* _What you will do_
What is to be transcribed is the run of lines opening with the one that has "Output the Python" and closing with the one that has "plt.rcParams['axes.unicode_minus'] = False", and only that run, exactly.

* _Dataset records_

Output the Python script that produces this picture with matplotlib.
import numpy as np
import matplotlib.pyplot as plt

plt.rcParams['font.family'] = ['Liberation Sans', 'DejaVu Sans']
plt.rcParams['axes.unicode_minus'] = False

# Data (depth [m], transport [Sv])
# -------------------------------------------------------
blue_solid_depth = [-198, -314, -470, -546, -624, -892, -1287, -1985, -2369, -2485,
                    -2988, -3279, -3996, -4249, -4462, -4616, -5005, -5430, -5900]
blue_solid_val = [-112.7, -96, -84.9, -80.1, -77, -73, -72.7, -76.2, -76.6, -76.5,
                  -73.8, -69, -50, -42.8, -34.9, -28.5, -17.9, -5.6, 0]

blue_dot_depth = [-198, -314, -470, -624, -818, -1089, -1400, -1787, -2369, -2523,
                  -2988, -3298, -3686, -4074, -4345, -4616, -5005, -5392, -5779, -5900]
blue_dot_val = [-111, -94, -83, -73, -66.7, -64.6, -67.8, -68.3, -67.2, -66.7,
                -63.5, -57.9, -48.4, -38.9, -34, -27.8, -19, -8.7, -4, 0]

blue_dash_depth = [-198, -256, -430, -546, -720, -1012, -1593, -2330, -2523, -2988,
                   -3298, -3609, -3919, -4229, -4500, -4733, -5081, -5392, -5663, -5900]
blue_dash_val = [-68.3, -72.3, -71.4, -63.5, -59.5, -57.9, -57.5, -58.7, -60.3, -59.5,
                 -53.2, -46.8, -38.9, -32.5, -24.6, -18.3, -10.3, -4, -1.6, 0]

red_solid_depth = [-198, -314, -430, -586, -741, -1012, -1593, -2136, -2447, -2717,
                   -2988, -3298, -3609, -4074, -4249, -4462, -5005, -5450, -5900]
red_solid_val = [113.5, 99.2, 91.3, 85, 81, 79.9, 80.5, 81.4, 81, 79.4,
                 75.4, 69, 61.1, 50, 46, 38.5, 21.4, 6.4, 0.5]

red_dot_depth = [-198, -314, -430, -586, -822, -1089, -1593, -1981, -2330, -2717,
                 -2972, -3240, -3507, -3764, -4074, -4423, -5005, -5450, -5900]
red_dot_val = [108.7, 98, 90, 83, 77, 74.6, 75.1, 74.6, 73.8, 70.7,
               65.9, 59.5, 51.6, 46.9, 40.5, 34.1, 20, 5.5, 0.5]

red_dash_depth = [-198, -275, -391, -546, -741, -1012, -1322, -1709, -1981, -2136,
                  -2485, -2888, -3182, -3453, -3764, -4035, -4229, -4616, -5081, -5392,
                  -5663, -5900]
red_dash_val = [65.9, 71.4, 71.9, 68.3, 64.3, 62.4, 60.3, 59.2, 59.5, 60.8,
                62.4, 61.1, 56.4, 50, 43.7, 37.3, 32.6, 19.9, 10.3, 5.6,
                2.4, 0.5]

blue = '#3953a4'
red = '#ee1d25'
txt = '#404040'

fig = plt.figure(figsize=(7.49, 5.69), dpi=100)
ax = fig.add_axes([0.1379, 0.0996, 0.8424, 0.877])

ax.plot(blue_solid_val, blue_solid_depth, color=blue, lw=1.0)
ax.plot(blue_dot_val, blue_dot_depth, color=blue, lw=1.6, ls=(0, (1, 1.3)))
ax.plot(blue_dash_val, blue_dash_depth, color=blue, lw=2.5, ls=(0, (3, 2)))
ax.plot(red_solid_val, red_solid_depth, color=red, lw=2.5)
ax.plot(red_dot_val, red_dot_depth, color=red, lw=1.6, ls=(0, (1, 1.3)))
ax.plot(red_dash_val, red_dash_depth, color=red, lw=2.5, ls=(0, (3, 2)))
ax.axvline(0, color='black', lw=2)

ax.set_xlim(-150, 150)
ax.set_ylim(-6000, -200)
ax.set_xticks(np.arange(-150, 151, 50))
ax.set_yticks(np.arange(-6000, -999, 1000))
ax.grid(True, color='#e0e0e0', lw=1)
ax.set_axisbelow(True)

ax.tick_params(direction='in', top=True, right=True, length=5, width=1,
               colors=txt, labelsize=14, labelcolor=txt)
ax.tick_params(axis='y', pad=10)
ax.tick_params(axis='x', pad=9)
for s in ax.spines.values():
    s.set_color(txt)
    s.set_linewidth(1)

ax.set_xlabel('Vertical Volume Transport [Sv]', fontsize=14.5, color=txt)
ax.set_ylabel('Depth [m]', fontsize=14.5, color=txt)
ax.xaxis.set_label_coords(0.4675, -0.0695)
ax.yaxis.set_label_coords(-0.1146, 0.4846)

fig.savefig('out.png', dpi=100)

--

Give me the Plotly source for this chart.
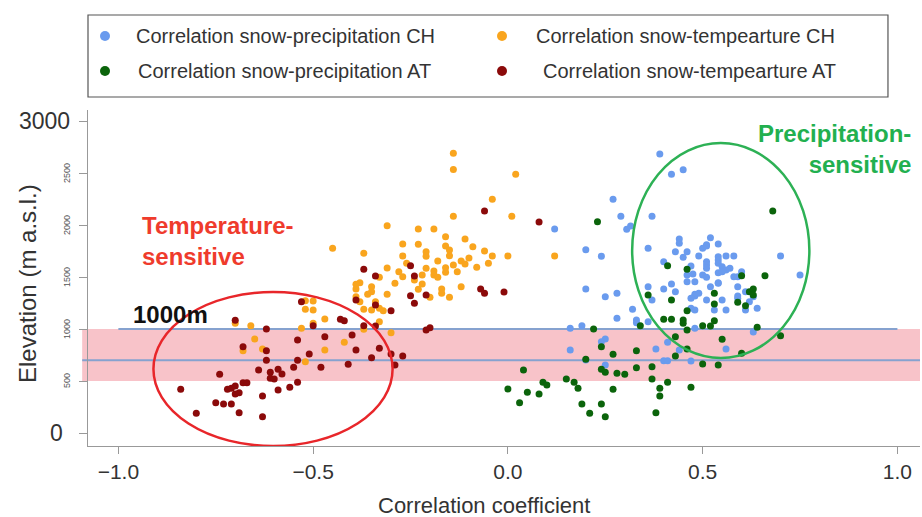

---

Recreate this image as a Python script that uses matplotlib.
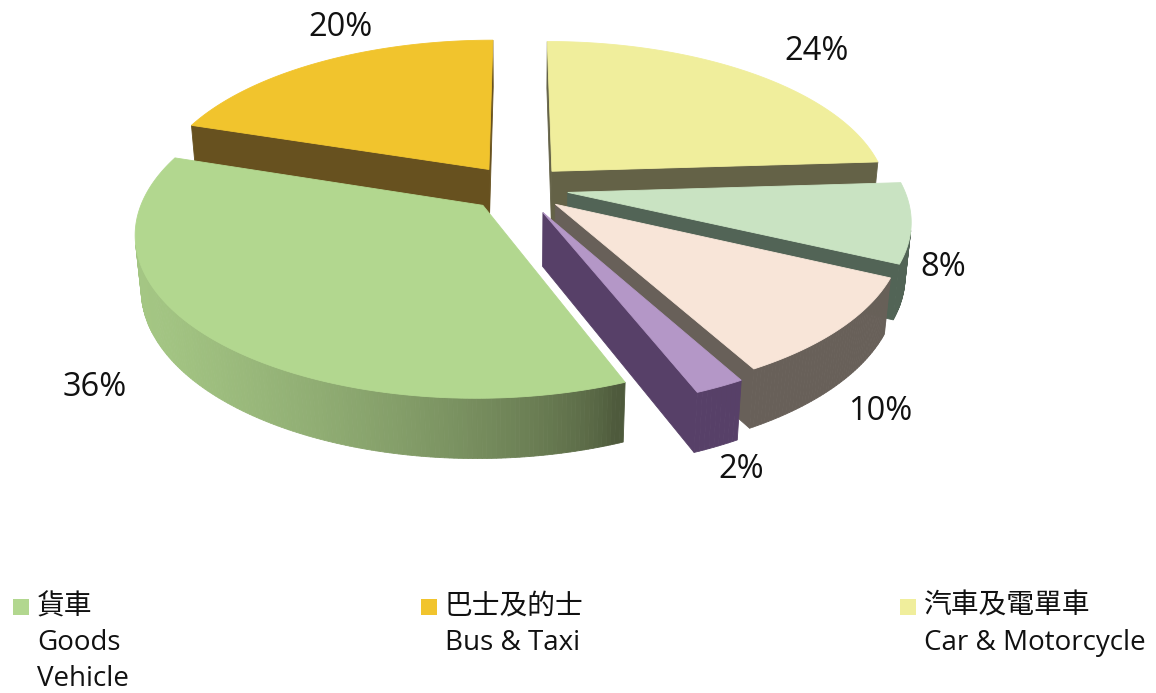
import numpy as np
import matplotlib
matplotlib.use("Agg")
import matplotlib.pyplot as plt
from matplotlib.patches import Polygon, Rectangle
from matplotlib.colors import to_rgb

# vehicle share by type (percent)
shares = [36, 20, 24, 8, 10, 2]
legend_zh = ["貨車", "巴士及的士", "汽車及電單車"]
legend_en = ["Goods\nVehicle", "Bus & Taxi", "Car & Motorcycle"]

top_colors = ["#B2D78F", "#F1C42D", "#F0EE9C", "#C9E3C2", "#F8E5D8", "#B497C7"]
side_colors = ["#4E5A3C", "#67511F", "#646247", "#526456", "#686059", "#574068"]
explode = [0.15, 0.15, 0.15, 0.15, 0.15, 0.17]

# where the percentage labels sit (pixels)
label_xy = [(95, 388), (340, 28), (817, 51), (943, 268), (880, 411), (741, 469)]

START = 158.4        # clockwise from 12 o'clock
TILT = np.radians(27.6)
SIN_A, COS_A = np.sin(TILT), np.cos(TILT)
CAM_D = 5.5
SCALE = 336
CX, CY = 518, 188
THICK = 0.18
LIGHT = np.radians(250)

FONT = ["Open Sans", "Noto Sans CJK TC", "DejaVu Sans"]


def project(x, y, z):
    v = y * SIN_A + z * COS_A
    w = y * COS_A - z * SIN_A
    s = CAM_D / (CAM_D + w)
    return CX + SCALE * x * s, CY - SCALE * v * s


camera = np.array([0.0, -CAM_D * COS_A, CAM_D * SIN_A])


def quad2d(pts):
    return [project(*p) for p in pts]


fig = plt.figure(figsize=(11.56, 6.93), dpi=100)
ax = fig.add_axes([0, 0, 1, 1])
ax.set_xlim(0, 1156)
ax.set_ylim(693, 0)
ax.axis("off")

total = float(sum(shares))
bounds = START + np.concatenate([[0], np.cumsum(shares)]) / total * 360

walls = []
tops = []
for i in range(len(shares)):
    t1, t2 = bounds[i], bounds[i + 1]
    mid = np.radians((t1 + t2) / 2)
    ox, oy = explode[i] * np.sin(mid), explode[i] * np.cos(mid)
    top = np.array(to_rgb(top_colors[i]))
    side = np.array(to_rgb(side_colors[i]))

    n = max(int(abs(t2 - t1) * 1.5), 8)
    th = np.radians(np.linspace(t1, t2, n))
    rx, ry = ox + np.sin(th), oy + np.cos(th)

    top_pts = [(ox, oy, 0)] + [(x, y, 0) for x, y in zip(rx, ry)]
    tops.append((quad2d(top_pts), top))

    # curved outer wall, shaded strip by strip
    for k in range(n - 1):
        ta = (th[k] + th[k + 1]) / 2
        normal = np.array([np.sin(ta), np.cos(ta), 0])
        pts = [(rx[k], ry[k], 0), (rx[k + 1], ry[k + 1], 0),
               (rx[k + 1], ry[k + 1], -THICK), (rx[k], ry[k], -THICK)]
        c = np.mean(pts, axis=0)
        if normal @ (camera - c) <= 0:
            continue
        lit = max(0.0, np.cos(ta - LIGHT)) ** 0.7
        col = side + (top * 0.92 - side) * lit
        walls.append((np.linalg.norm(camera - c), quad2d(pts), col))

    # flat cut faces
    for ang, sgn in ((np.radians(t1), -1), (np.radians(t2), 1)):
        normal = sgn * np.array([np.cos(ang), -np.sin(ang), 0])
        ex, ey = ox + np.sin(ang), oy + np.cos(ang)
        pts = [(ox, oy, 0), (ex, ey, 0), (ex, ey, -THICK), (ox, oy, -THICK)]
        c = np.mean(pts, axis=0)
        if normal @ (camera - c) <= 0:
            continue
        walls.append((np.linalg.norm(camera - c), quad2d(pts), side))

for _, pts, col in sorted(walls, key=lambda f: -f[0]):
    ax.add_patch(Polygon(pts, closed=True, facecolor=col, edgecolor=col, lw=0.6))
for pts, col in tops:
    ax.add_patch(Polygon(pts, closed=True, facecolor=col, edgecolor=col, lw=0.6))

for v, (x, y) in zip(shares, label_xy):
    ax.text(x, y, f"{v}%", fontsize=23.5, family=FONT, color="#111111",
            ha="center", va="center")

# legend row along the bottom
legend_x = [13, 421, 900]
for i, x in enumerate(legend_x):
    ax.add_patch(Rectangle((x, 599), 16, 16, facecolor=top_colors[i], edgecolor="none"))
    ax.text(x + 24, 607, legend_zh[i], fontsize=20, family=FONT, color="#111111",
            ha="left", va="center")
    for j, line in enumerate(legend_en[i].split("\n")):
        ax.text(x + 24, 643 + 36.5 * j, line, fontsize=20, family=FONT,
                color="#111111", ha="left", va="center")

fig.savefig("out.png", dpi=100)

* _The completed task_
Output the Python script that produces this picture with matplotlib.
import numpy as np
import matplotlib.pyplot as plt

plt.rcParams['font.family'] = ['Liberation Sans', 'DejaVu Sans']
plt.rcParams['axes.unicode_minus'] = False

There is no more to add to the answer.